SINGAPORE - The Government should continue using future Budget surpluses to redistribute wealth among the less well-off in Singapore.
This would give Singaporeans a sense that everyone has a stake in this country, said Mr Liang Eng Hwa, chairman of the Government Parliamentary Committee for Finance and Trade and Industry, in Parliament on Tuesday (Feb 27).
Mr Liang, who gave the first speech in the Budget debate, which will take place over the next two days, noted that the Government already has a practice of redistributing Budget surpluses.
For example, this year's Budget, which included a $9.7 billion surplus, featured a $2 billion top-up to the GST Voucher fund, which supports low- and middle-income families, as well as a one-off SG Bonus of between $100 and $300 for all adult Singaporeans.
"I hope the Finance Minister can affirm this surplus re-distribution arrangement as part of our social compact," said Mr Liang (Holland-Bukit Timah GRC).
"Besides helping to mitigate the impact of GST (Goods and Services Tax) and rising costs, it can also to help manage the income disparity that we see widening in our society."
The Government has also used surpluses from each term of government to top up endowment funds such as Comcare and the Pioneer Generation Package, Mr Liang noted.
Surpluses cannot be guaranteed in the years ahead, he said.
"However, in years where the country has done well, we should be targeted in distributing the surpluses to low- to middle income groups. This would give Singaporeans a sense that everyone has a stake in this country and we are all aligned to work for the betterment of Singapore."

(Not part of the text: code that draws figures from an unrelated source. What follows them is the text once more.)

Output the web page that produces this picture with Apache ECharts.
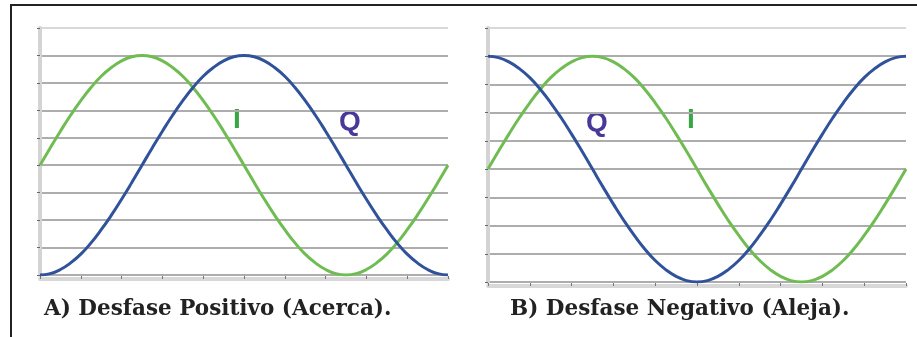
<!DOCTYPE html>
<html>

<head>
    <meta charset="utf-8">
    <title>Desfase I/Q</title>
    <script src="https://cdn.jsdelivr.net/npm/echarts@6/dist/echarts.min.js"></script>
    <style>
        html, body { margin: 0; padding: 0; background: #fff; }
        #chart { width: 917px; height: 337px; }
    </style>
</head>

<body>
    <div id="chart"></div>
    <script>
        // posicion horizontal de cada muestra (0..10, 11 marcas en el eje x)
        var xs = [0, 0.25, 0.5, 0.75, 1, 1.25, 1.5, 1.75, 2, 2.25, 2.5, 2.75, 3, 3.25, 3.5, 3.75, 4, 4.25, 4.5, 4.75,
            5, 5.25, 5.5, 5.75, 6, 6.25, 6.5, 6.75, 7, 7.25, 7.5, 7.75, 8, 8.25, 8.5, 8.75, 9, 9.25, 9.5, 9.75, 10];

        // A) Desfase positivo
        var iA = [0, 0.63, 1.24, 1.82, 2.35, 2.83, 3.24, 3.56, 3.80, 3.95, 4.00, 3.95, 3.80, 3.56, 3.24, 2.83, 2.35, 1.82, 1.24, 0.63,
            0, -0.63, -1.24, -1.82, -2.35, -2.83, -3.24, -3.56, -3.80, -3.95, -4.00, -3.95, -3.80, -3.56, -3.24, -2.83, -2.35, -1.82, -1.24, -0.63, 0];
        var qA = [-4.00, -3.95, -3.80, -3.56, -3.24, -2.83, -2.35, -1.82, -1.24, -0.63, 0, 0.63, 1.24, 1.82, 2.35, 2.83, 3.24, 3.56, 3.80, 3.95,
            4.00, 3.95, 3.80, 3.56, 3.24, 2.83, 2.35, 1.82, 1.24, 0.63, 0, -0.63, -1.24, -1.82, -2.35, -2.83, -3.24, -3.56, -3.80, -3.95, -4.00];

        // B) Desfase negativo
        var iB = [0, 0.63, 1.24, 1.82, 2.35, 2.83, 3.24, 3.56, 3.80, 3.95, 4.00, 3.95, 3.80, 3.56, 3.24, 2.83, 2.35, 1.82, 1.24, 0.63,
            0, -0.63, -1.24, -1.82, -2.35, -2.83, -3.24, -3.56, -3.80, -3.95, -4.00, -3.95, -3.80, -3.56, -3.24, -2.83, -2.35, -1.82, -1.24, -0.63, 0];
        var qB = [4.00, 3.95, 3.80, 3.56, 3.24, 2.83, 2.35, 1.82, 1.24, 0.63, 0, -0.63, -1.24, -1.82, -2.35, -2.83, -3.24, -3.56, -3.80, -3.95,
            -4.00, -3.95, -3.80, -3.56, -3.24, -2.83, -2.35, -1.82, -1.24, -0.63, 0, 0.63, 1.24, 1.82, 2.35, 2.83, 3.24, 3.56, 3.80, 3.95, 4.00];

        var captions = ['A) Desfase Positivo (Acerca).', 'B) Desfase Negativo (Aleja).'];

        var verde = '#6fbd52';
        var azul = '#30529a';

        function pares(ys) {
            return xs.map(function (x, i) { return [x, ys[i]]; });
        }

        var gridLines = ['#adadad', '#adadad', '#adadad', '#adadad', '#adadad', '#adadad', '#adadad', '#adadad', '#adadad', '#d8d8d8'];

        function ejeX(idx) {
            return {
                type: 'value', gridIndex: idx, min: 0, max: 10, interval: 1, offset: 4,
                axisLine: { onZero: false, lineStyle: { color: '#d8d8d8', width: 4 } },
                axisTick: { inside: true, length: 3, lineStyle: { color: '#777', width: 1 } },
                axisLabel: { show: false },
                splitLine: { show: false }
            };
        }

        function ejeY(idx) {
            return {
                type: 'value', gridIndex: idx, min: -4, max: 5, interval: 1,
                axisLine: { show: true, onZero: false, lineStyle: { color: '#d4d4d4', width: 4 } },
                axisTick: { show: true, length: 3, lineStyle: { color: '#666', width: 1 } },
                axisLabel: { show: false },
                splitLine: { show: true, lineStyle: { color: gridLines, width: 2 } }
            };
        }

        function linea(nombre, idx, ys, color) {
            return {
                name: nombre, type: 'line', xAxisIndex: idx, yAxisIndex: idx,
                data: pares(ys), smooth: true, showSymbol: false,
                lineStyle: { color: color, width: 3 }
            };
        }

        var etiqueta = function (txt, x, y, color) {
            return {
                type: 'text', left: x, top: y,
                style: { text: txt, fill: color, fontFamily: 'Liberation Sans', fontSize: 28, fontWeight: 'bold' }
            };
        };

        var tituloEstilo = { fontFamily: 'DejaVu Serif', fontWeight: 'bold', fontSize: 21.5, color: '#222' };

        var chart = echarts.init(document.getElementById('chart'));
        chart.setOption({
            animation: false,
            backgroundColor: '#fff',
            title: [
                { text: captions[0], left: 44, top: 298, padding: 0, textStyle: tituloEstilo },
                { text: captions[1], left: 510, top: 298, padding: 0, textStyle: tituloEstilo }
            ],
            grid: [
                { left: 40, top: 28, width: 408, height: 247 },
                { left: 488, top: 28, width: 418, height: 254 }
            ],
            xAxis: [ejeX(0), ejeX(1)],
            yAxis: [ejeY(0), ejeY(1)],
            series: [
                linea('I', 0, iA, verde),
                linea('Q', 0, qA, azul),
                linea('I', 1, iB, verde),
                linea('Q', 1, qB, azul)
            ],
            graphic: [
                { type: 'polyline', shape: { points: [[917, 5], [11, 5], [11, 337]] }, style: { stroke: '#222', lineWidth: 2, fill: null } },
                etiqueta('I', 233, 106, '#3aa544'),
                etiqueta('Q', 339, 108, '#48389a'),
                etiqueta('Q', 586, 109, '#48389a'),
                etiqueta('I', 687, 106, '#3aa544')
            ]
        });
    </script>
</body>

</html>
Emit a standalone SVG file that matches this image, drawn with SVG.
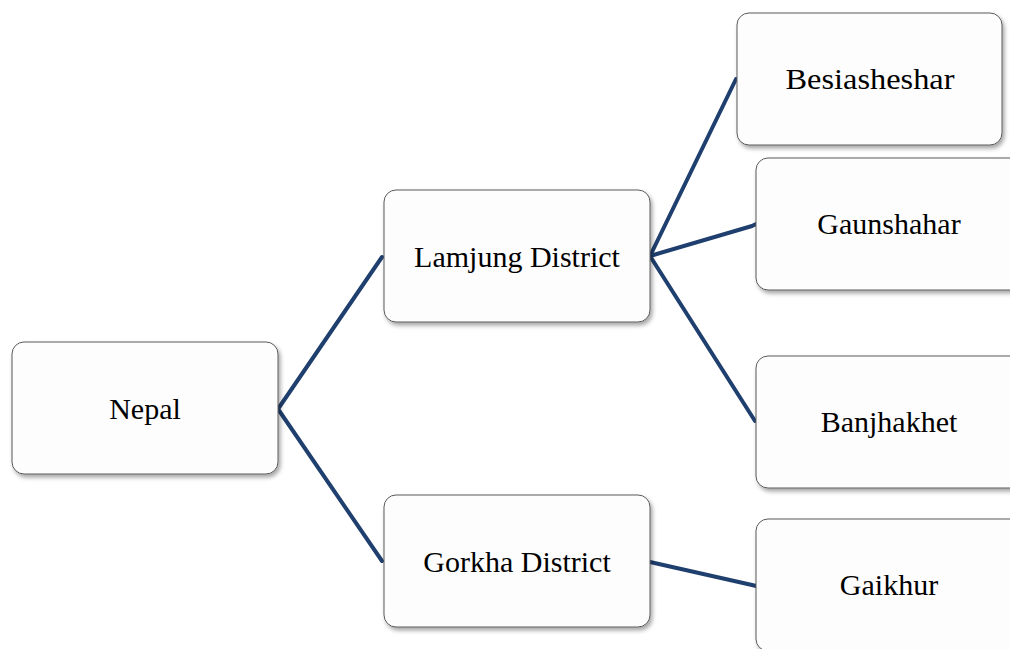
<svg xmlns="http://www.w3.org/2000/svg" width="1010" height="649" viewBox="0 0 1010 649">
<style>
.box{fill:#fdfdfd;stroke:#5a5a5a;stroke-width:1;filter:url(#sh)}
.lbl{font-family:"Liberation Serif","Times New Roman",serif;font-size:30px;fill:#000;text-anchor:middle}
.con{stroke:#1f3f6e;stroke-width:4;fill:none;stroke-linecap:round;stroke-linejoin:round}
</style>
<defs>
<filter id="sh" x="-10%" y="-10%" width="130%" height="140%">
<feDropShadow dx="2" dy="3" stdDeviation="2" flood-color="#000" flood-opacity="0.35"/>
</filter>
</defs>
<rect width="1010" height="649" fill="#fff"/>
<g id="connectors">
<polyline class="con" points="382,257 278,409 382,561"/>
<line class="con" x1="650" y1="256" x2="736" y2="79"/>
<polyline class="con" points="650,256 752,226 756,224"/>
<line class="con" x1="650" y1="256" x2="755" y2="421"/>
<polyline class="con" points="650,562 752,585 756,586"/>
</g>
<g id="nepal"><rect class="box" x="12" y="342" width="266" height="132" rx="12"/><text class="lbl" x="145" y="419">Nepal</text></g>
<g id="lamjung"><rect class="box" x="384" y="190" width="266" height="132" rx="12"/><text class="lbl" x="517" y="267">Lamjung District</text></g>
<g id="gorkha"><rect class="box" x="384" y="495" width="266" height="132" rx="12"/><text class="lbl" x="517" y="572">Gorkha District</text></g>
<g id="besiasheshar"><rect class="box" x="737" y="13" width="265" height="132" rx="12"/><text class="lbl" x="870" y="89" textLength="169" lengthAdjust="spacingAndGlyphs">Besiasheshar</text></g>
<g id="gaunshahar"><rect class="box" x="756" y="158" width="266" height="132" rx="12"/><text class="lbl" x="889" y="234">Gaunshahar</text></g>
<g id="banjhakhet"><rect class="box" x="756" y="356" width="266" height="132" rx="12"/><text class="lbl" x="889" y="432">Banjhakhet</text></g>
<g id="gaikhur"><rect class="box" x="756" y="519" width="266" height="132" rx="12"/><text class="lbl" x="889" y="595">Gaikhur</text></g>
</svg>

Noting that Singapore should continue to grow its reserves, Mr Liang said: "Overall, Budget 2018 exhibits traits of what makes Singapore exceptional: always plan and act for the long-term good of Singapore."
Speaking after Mr Liang, Ms Foo Mee Har (West Coast GRC) suggested that the Government consider reviewing taxes on liquor and gambling, now at between 5 and 15 per cent.
These could be brought in line with Macau's rate of 39 per cent or Australia's rate of up to 45 per cent, which would bring in tax revenues close to $3 billion - the amount intended to be drawn from a 2 percentage point GST hike.
She also suggested introducing a sugar tax in light of growing concerns over diabetes, a capital gains tax or an increase in property tax for non-resident property owners, as imposed by countries such as Britain, Australia and New Zealand.